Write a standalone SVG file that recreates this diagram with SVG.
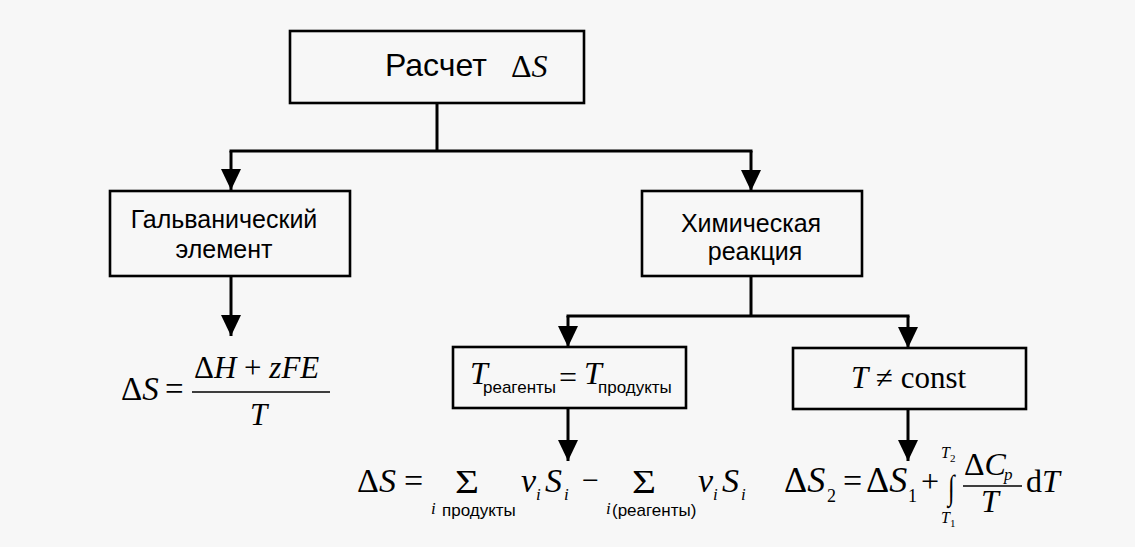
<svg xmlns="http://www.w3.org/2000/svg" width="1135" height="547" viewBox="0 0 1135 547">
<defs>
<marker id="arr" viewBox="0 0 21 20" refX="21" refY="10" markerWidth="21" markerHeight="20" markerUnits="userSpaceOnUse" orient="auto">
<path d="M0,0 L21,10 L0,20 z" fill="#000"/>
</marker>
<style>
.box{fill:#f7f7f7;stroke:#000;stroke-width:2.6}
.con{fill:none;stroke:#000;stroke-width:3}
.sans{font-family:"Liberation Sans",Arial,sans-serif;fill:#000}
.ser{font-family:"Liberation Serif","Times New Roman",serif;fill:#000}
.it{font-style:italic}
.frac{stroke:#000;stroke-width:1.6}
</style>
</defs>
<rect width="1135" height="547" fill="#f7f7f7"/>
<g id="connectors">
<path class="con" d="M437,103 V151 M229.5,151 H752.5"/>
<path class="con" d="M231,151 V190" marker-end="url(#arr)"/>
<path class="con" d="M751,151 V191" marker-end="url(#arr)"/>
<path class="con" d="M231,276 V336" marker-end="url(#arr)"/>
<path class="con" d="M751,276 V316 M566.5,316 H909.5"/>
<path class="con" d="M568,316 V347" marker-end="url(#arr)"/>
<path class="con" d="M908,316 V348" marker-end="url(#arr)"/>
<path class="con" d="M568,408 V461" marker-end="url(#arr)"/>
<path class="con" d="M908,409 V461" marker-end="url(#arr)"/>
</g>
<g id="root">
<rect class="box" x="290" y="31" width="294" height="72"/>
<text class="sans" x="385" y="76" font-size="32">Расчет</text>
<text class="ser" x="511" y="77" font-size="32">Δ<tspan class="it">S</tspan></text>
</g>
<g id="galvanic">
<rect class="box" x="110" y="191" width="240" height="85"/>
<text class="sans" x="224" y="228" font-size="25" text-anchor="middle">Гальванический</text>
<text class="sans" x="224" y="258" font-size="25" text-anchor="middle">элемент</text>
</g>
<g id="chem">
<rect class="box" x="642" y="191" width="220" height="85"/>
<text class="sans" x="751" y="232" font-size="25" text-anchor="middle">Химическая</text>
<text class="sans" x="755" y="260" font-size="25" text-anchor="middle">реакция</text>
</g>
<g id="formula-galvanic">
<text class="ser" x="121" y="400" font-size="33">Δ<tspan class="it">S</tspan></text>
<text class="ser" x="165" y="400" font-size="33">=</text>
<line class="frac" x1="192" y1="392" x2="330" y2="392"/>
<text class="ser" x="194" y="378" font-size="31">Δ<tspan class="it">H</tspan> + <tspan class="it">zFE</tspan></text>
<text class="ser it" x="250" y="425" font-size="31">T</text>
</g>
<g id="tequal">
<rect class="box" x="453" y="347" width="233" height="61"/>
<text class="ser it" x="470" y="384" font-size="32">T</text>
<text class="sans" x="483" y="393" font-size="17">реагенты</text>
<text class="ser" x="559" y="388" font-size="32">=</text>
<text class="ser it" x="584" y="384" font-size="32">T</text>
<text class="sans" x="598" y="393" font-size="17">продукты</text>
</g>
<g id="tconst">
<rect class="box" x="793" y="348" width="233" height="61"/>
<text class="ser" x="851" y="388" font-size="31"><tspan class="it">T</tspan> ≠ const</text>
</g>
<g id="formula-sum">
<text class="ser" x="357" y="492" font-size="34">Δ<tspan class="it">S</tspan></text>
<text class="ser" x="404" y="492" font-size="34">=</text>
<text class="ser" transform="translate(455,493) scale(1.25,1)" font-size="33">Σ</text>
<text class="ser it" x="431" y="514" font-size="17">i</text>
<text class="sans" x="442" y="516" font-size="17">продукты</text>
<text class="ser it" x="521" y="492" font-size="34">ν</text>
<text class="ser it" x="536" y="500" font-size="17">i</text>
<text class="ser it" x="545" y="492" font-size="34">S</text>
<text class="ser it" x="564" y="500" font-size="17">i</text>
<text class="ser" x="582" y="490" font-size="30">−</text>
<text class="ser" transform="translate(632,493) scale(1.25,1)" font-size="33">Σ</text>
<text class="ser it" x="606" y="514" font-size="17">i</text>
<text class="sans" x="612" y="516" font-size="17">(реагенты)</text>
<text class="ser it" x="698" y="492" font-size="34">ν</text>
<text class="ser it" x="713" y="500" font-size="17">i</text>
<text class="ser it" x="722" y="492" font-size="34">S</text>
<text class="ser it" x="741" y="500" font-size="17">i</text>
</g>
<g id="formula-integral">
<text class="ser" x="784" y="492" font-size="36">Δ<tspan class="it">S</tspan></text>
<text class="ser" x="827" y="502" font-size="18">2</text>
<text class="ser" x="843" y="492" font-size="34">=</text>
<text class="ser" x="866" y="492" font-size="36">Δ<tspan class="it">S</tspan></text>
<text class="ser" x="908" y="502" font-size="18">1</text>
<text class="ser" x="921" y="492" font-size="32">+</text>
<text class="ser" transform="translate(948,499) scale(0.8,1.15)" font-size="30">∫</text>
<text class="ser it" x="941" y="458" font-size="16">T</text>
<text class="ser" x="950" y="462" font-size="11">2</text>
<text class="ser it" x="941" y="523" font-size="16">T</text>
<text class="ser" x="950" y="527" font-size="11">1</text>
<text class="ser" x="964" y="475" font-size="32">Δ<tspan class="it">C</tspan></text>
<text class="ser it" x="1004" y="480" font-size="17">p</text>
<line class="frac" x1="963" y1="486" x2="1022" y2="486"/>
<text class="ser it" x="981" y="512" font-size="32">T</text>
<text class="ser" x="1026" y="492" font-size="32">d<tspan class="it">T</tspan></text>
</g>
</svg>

---*---

Quote every line word for word and keep the images out of the copy.

▸ SOLVED PROBLEM:
Write a standalone SVG file that recreates this diagram with SVG.
<svg xmlns="http://www.w3.org/2000/svg" width="1135" height="547" viewBox="0 0 1135 547">
<defs>
<marker id="arr" viewBox="0 0 21 20" refX="21" refY="10" markerWidth="21" markerHeight="20" markerUnits="userSpaceOnUse" orient="auto">
<path d="M0,0 L21,10 L0,20 z" fill="#000"/>
</marker>
<style>
.box{fill:#f7f7f7;stroke:#000;stroke-width:2.6}
.con{fill:none;stroke:#000;stroke-width:3}
.sans{font-family:"Liberation Sans",Arial,sans-serif;fill:#000}
.ser{font-family:"Liberation Serif","Times New Roman",serif;fill:#000}
.it{font-style:italic}
.frac{stroke:#000;stroke-width:1.6}
</style>
</defs>
<rect width="1135" height="547" fill="#f7f7f7"/>
<g id="connectors">
<path class="con" d="M437,103 V151 M229.5,151 H752.5"/>
<path class="con" d="M231,151 V190" marker-end="url(#arr)"/>
<path class="con" d="M751,151 V191" marker-end="url(#arr)"/>
<path class="con" d="M231,276 V336" marker-end="url(#arr)"/>
<path class="con" d="M751,276 V316 M566.5,316 H909.5"/>
<path class="con" d="M568,316 V347" marker-end="url(#arr)"/>
<path class="con" d="M908,316 V348" marker-end="url(#arr)"/>
<path class="con" d="M568,408 V461" marker-end="url(#arr)"/>
<path class="con" d="M908,409 V461" marker-end="url(#arr)"/>
</g>
<g id="root">
<rect class="box" x="290" y="31" width="294" height="72"/>
<text class="sans" x="385" y="76" font-size="32">Расчет</text>
<text class="ser" x="511" y="77" font-size="32">Δ<tspan class="it">S</tspan></text>
</g>
<g id="galvanic">
<rect class="box" x="110" y="191" width="240" height="85"/>
<text class="sans" x="224" y="228" font-size="25" text-anchor="middle">Гальванический</text>
<text class="sans" x="224" y="258" font-size="25" text-anchor="middle">элемент</text>
</g>
<g id="chem">
<rect class="box" x="642" y="191" width="220" height="85"/>
<text class="sans" x="751" y="232" font-size="25" text-anchor="middle">Химическая</text>
<text class="sans" x="755" y="260" font-size="25" text-anchor="middle">реакция</text>
</g>
<g id="formula-galvanic">
<text class="ser" x="121" y="400" font-size="33">Δ<tspan class="it">S</tspan></text>
<text class="ser" x="165" y="400" font-size="33">=</text>
<line class="frac" x1="192" y1="392" x2="330" y2="392"/>
<text class="ser" x="194" y="378" font-size="31">Δ<tspan class="it">H</tspan> + <tspan class="it">zFE</tspan></text>
<text class="ser it" x="250" y="425" font-size="31">T</text>
</g>
<g id="tequal">
<rect class="box" x="453" y="347" width="233" height="61"/>
<text class="ser it" x="470" y="384" font-size="32">T</text>
<text class="sans" x="483" y="393" font-size="17">реагенты</text>
<text class="ser" x="559" y="388" font-size="32">=</text>
<text class="ser it" x="584" y="384" font-size="32">T</text>
<text class="sans" x="598" y="393" font-size="17">продукты</text>
</g>
<g id="tconst">
<rect class="box" x="793" y="348" width="233" height="61"/>
<text class="ser" x="851" y="388" font-size="31"><tspan class="it">T</tspan> ≠ const</text>
</g>
<g id="formula-sum">
<text class="ser" x="357" y="492" font-size="34">Δ<tspan class="it">S</tspan></text>
<text class="ser" x="404" y="492" font-size="34">=</text>
<text class="ser" transform="translate(455,493) scale(1.25,1)" font-size="33">Σ</text>
<text class="ser it" x="431" y="514" font-size="17">i</text>
<text class="sans" x="442" y="516" font-size="17">продукты</text>
<text class="ser it" x="521" y="492" font-size="34">ν</text>
<text class="ser it" x="536" y="500" font-size="17">i</text>
<text class="ser it" x="545" y="492" font-size="34">S</text>
<text class="ser it" x="564" y="500" font-size="17">i</text>
<text class="ser" x="582" y="490" font-size="30">−</text>
<text class="ser" transform="translate(632,493) scale(1.25,1)" font-size="33">Σ</text>
<text class="ser it" x="606" y="514" font-size="17">i</text>
<text class="sans" x="612" y="516" font-size="17">(реагенты)</text>
<text class="ser it" x="698" y="492" font-size="34">ν</text>
<text class="ser it" x="713" y="500" font-size="17">i</text>
<text class="ser it" x="722" y="492" font-size="34">S</text>
<text class="ser it" x="741" y="500" font-size="17">i</text>
</g>
<g id="formula-integral">
<text class="ser" x="784" y="492" font-size="36">Δ<tspan class="it">S</tspan></text>
<text class="ser" x="827" y="502" font-size="18">2</text>
<text class="ser" x="843" y="492" font-size="34">=</text>
<text class="ser" x="866" y="492" font-size="36">Δ<tspan class="it">S</tspan></text>
<text class="ser" x="908" y="502" font-size="18">1</text>
<text class="ser" x="921" y="492" font-size="32">+</text>
<text class="ser" transform="translate(948,499) scale(0.8,1.15)" font-size="30">∫</text>
<text class="ser it" x="941" y="458" font-size="16">T</text>
<text class="ser" x="950" y="462" font-size="11">2</text>
<text class="ser it" x="941" y="523" font-size="16">T</text>
<text class="ser" x="950" y="527" font-size="11">1</text>
<text class="ser" x="964" y="475" font-size="32">Δ<tspan class="it">C</tspan></text>
<text class="ser it" x="1004" y="480" font-size="17">p</text>
<line class="frac" x1="963" y1="486" x2="1022" y2="486"/>
<text class="ser it" x="981" y="512" font-size="32">T</text>
<text class="ser" x="1026" y="492" font-size="32">d<tspan class="it">T</tspan></text>
</g>
</svg>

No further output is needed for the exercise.